Los Angeles Times — Sights About Town — Art for Dinner
May 2, 1991 | Josef Woodard | Special to the Times | Ventura, CA.
Maggie Yee’s works at the Gallery Restaurant are conversation pieces, not just the usual pretty wall paper.
What you normally expect from art in restaurants is a harmless complement to the decor, nothing to upset the diner. What you get, refreshingly with the art of Maggie Yee—now up at the Gallery Restaurant in Venture’s Doubletree Hotel—is really suspended and amended. Instead of pretty, inoffensive wallpaper to go with the meal, you get nutty conversations pieces and a deliciously off-center aesthetics.
In this show sponsored by the Ventura Art Assn., Yee fashions her acrylic and mixed -media works after photographs, then lets her imagination run a bit wild. Leaning toward the surreal and the fantastic, Yee uses various means to distort images, create giddy juxtaposition and generally maintain a lightheaded and light-handed approach.
In an artist’s statement, Yee claims to seek the release of “dream souls.” Before you scream “California-ese, though, notice the satirical humor threading through the show. The space cadet in “Circumplanetary Dropout” could be any post-60’s existential drifter with a blissful grin and wreathed with psychedelic frills.
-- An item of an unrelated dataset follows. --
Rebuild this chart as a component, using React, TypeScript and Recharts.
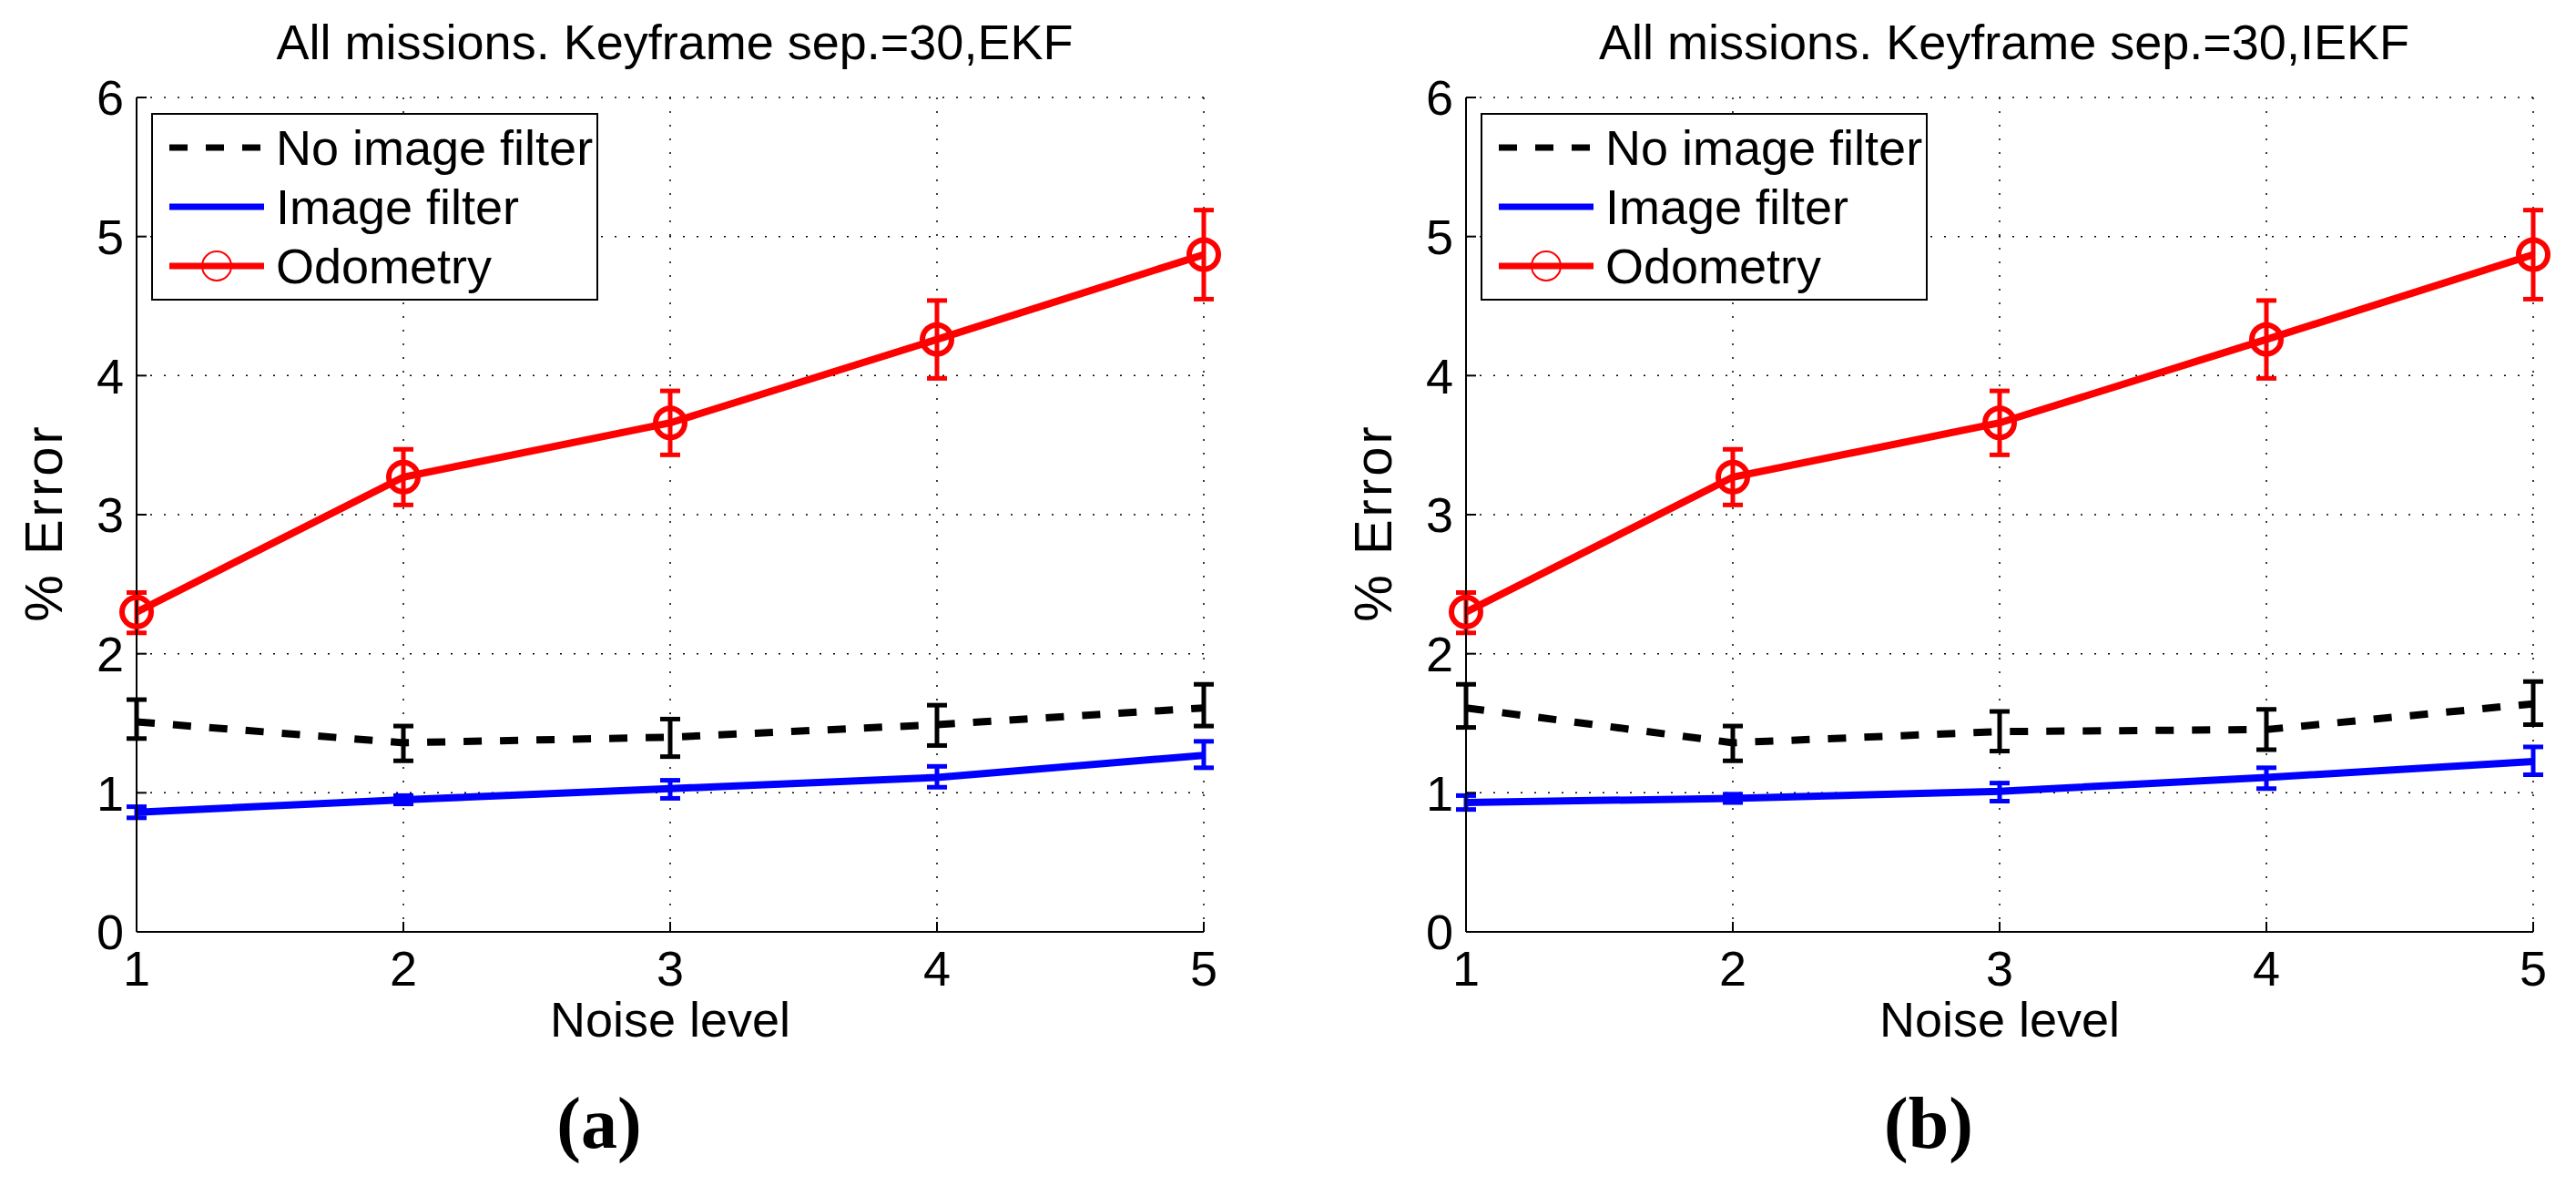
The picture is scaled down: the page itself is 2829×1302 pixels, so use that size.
import {
  LineChart,
  Line,
  XAxis,
  YAxis,
  CartesianGrid,
  ErrorBar,
  Legend,
} from "recharts";

const FONT = '"Liberation Sans", Arial, Helvetica, sans-serif';

const noiseLevels = [1, 2, 3, 4, 5];
const xTicks = [1, 2, 3, 4, 5];
const yTicks = [0, 1, 2, 3, 4, 5, 6];

// (a) EKF — means and error-bar ends
const ekfNoFilter = [1.51, 1.36, 1.4, 1.49, 1.61];
const ekfNoFilterLow = [1.39, 1.23, 1.26, 1.34, 1.48];
const ekfNoFilterHigh = [1.67, 1.48, 1.53, 1.63, 1.78];
const ekfImage = [0.86, 0.95, 1.03, 1.11, 1.27];
const ekfImageLow = [0.82, 0.92, 0.96, 1.04, 1.18];
const ekfImageHigh = [0.9, 0.98, 1.09, 1.19, 1.37];
const ekfOdometry = [2.3, 3.27, 3.66, 4.26, 4.87];
const ekfOdometryLow = [2.15, 3.07, 3.43, 3.98, 4.55];
const ekfOdometryHigh = [2.44, 3.47, 3.89, 4.54, 5.19];

// (b) IEKF
const iekfNoFilter = [1.61, 1.36, 1.44, 1.455, 1.64];
const iekfNoFilterLow = [1.47, 1.23, 1.3, 1.31, 1.49];
const iekfNoFilterHigh = [1.78, 1.48, 1.585, 1.6, 1.8];
const iekfImage = [0.93, 0.96, 1.01, 1.11, 1.225];
const iekfImageLow = [0.88, 0.93, 0.94, 1.03, 1.13];
const iekfImageHigh = [0.98, 0.99, 1.07, 1.18, 1.33];
const iekfOdometry = [2.3, 3.27, 3.66, 4.26, 4.87];
const iekfOdometryLow = [2.15, 3.07, 3.43, 3.98, 4.55];
const iekfOdometryHigh = [2.44, 3.47, 3.89, 4.54, 5.19];

const SERIES = [
  { key: "noFilter", name: "No image filter", color: "#000000", dash: "20 20", circle: false },
  { key: "image", name: "Image filter", color: "#0000ff", dash: undefined, circle: false },
  { key: "odometry", name: "Odometry", color: "#ff0000", dash: undefined, circle: true },
];

function buildRows(
  noF: number[], noFLo: number[], noFHi: number[],
  img: number[], imgLo: number[], imgHi: number[],
  odo: number[], odoLo: number[], odoHi: number[]
) {
  return noiseLevels.map((n, i) => ({
    noise: n,
    noFilter: noF[i],
    noFilterErr: [noF[i] - noFLo[i], noFHi[i] - noF[i]],
    image: img[i],
    imageErr: [img[i] - imgLo[i], imgHi[i] - img[i]],
    odometry: odo[i],
    odometryErr: [odo[i] - odoLo[i], odoHi[i] - odo[i]],
  }));
}

const ekfRows = buildRows(
  ekfNoFilter, ekfNoFilterLow, ekfNoFilterHigh,
  ekfImage, ekfImageLow, ekfImageHigh,
  ekfOdometry, ekfOdometryLow, ekfOdometryHigh
);
const iekfRows = buildRows(
  iekfNoFilter, iekfNoFilterLow, iekfNoFilterHigh,
  iekfImage, iekfImageLow, iekfImageHigh,
  iekfOdometry, iekfOdometryLow, iekfOdometryHigh
);

const seriesIndex = (key: string) => SERIES.findIndex((s) => s.key === key);

function LegendBox({ payload }: { payload?: any[] }) {
  // keep the plotting order (Recharts sorts legend items by name)
  const rows = [...(payload ?? [])].sort(
    (a, b) => seriesIndex(a.dataKey) - seriesIndex(b.dataKey)
  );
  return (
    <div
      style={{
        width: 491,
        height: 206,
        boxSizing: "border-box",
        border: "2px solid #000",
        background: "#fff",
        position: "relative",
      }}
    >
      <svg width={487} height={202} style={{ position: "absolute", left: 0, top: 0 }}>
        {rows.map((entry, i) => {
          const s = SERIES.find((d) => d.key === entry.dataKey) ?? SERIES[i];
          const cy = 36 + i * 65;
          return (
            <g key={s.key}>
              <line
                x1={18}
                x2={122}
                y1={cy}
                y2={cy}
                stroke={s.color}
                strokeWidth={7}
                strokeDasharray={s.dash}
              />
              {s.circle && (
                <circle cx={70} cy={cy} r={16} fill="none" stroke={s.color} strokeWidth={2} />
              )}
              <text x={135} y={cy + 19} fontSize={54} fontFamily={FONT} fill="#000">
                {entry.value}
              </text>
            </g>
          );
        })}
      </svg>
    </div>
  );
}

function YTitle({ viewBox }: { viewBox?: any }) {
  if (!viewBox) return null;
  const x = viewBox.x - 22;
  const y = viewBox.y + viewBox.height / 2 + 9;
  return (
    <text
      x={x}
      y={y}
      transform={`rotate(-90 ${x} ${y})`}
      textAnchor="middle"
      fontSize={58}
      letterSpacing={3}
      fontFamily={FONT}
      fill="#000"
    >
      % Error
    </text>
  );
}

function Panel({
  left,
  title,
  tag,
  rows,
}: {
  left: number;
  title: string;
  tag: string;
  rows: any[];
}) {
  const tickStyle = { fontSize: 54, fill: "#000", fontFamily: FONT };
  return (
    <div style={{ position: "absolute", left, top: 0, width: 1415, height: 1302 }}>
      <div
        style={{
          position: "absolute",
          left: 741,
          top: 19,
          transform: "translateX(-50%)",
          whiteSpace: "nowrap",
          fontFamily: FONT,
          fontSize: 54,
          lineHeight: "54px",
          color: "#000",
        }}
      >
        {title}
      </div>

      <LineChart
        width={1415}
        height={1302}
        data={rows}
        margin={{ top: 107, right: 93, bottom: 219, left: 90 }}
        style={{ fontFamily: FONT }}
      >
        <CartesianGrid stroke="#000" strokeWidth={1.5} strokeDasharray="2 13" />

        <XAxis
          dataKey="noise"
          type="number"
          domain={[1, 5]}
          ticks={xTicks}
          allowDataOverflow
          height={60}
          tick={tickStyle}
          tickSize={-11}
          tickMargin={32}
          tickLine={{ stroke: "#000", strokeWidth: 2 }}
          axisLine={{ stroke: "#000", strokeWidth: 2 }}
          label={{
            value: "Noise level",
            position: "bottom",
            offset: 17,
            fill: "#000",
            fontSize: 54,
            fontFamily: FONT,
          }}
        />
        <XAxis
          xAxisId="top"
          orientation="top"
          dataKey="noise"
          type="number"
          domain={[1, 5]}
          ticks={xTicks}
          height={0}
          tick={false}
          tickSize={-11}
          tickLine={{ stroke: "#000", strokeWidth: 2 }}
          axisLine={{ stroke: "#000", strokeWidth: 2 }}
        />
        <YAxis
          type="number"
          domain={[0, 6]}
          ticks={yTicks}
          width={60}
          tick={tickStyle}
          tickSize={-11}
          tickMargin={25}
          tickLine={{ stroke: "#000", strokeWidth: 2 }}
          axisLine={{ stroke: "#000", strokeWidth: 2 }}
          label={<YTitle />}
        />
        <YAxis
          yAxisId="right"
          orientation="right"
          type="number"
          domain={[0, 6]}
          ticks={yTicks}
          width={0}
          tick={false}
          tickSize={-11}
          tickLine={{ stroke: "#000", strokeWidth: 2 }}
          axisLine={{ stroke: "#000", strokeWidth: 2 }}
        />

        <Legend
          layout="vertical"
          align="center"
          verticalAlign="middle"
          wrapperStyle={{ left: 166, top: 124, width: 491, height: 206 }}
          content={<LegendBox />}
        />

        {SERIES.map((s) => (
          <Line
            key={s.key}
            dataKey={s.key}
            name={s.name}
            type="linear"
            stroke={s.color}
            strokeWidth={8}
            strokeDasharray={s.dash}
            dot={
              s.circle
                ? { r: 16, stroke: s.color, strokeWidth: 6, fill: "none", clipDot: false }
                : false
            }
            activeDot={false}
            isAnimationActive={false}
          >
            <ErrorBar
              dataKey={`${s.key}Err`}
              stroke={s.color}
              strokeWidth={5}
              width={11}
              direction="y"
            />
          </Line>
        ))}
      </LineChart>

      <div
        style={{
          position: "absolute",
          left: 658,
          top: 1193,
          transform: "translateX(-50%)",
          whiteSpace: "nowrap",
          fontFamily: '"Liberation Serif", "Times New Roman", serif',
          fontWeight: "bold",
          fontSize: 80,
          lineHeight: "80px",
          color: "#000",
        }}
      >
        {tag}
      </div>
    </div>
  );
}

export default function App() {
  return (
    <div
      style={{
        position: "absolute",
        left: 0,
        top: 0,
        width: 2829,
        height: 1302,
        background: "#fff",
        overflow: "hidden",
      }}
    >
      <Panel left={0} title="All missions. Keyframe sep.=30,EKF" tag="(a)" rows={ekfRows} />
      <Panel left={1460} title="All missions. Keyframe sep.=30,IEKF" tag="(b)" rows={iekfRows} />
    </div>
  );
}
Figures have been splashed with decorative tinsel and swirls, Jackson Polllock-esque drips and multiple icons such as trails of trinkets. Little sea creatures, non-sacred cows and wine carafes float around a tilted image of a Charthouse Restaurant in “Pub Crawl at the Wonton Junction.” Tiny sweaters offer an ironic framing device in “Sweater Maker.” the center piece of which is a sheep’s face peering out benignly in ultra-close- up view.
“Men at Work” is the most peculiar of a peculiar lot. What appear to be five Indonesian dance hall gals sitting on parquet steps for a portrait, surrounded by decorative confetti, may be a drag ball. They’re bating in an aura of twisted festiveness, as are we, the viewers.
Though “Sprits of Fire Water” is not one of the stronger visual pieces on display, the title and the notion may reveal the essence of Yee’s art. There is something slightly tipsy about her take on art. If it all begins to seem normal, you may have ordered one too many.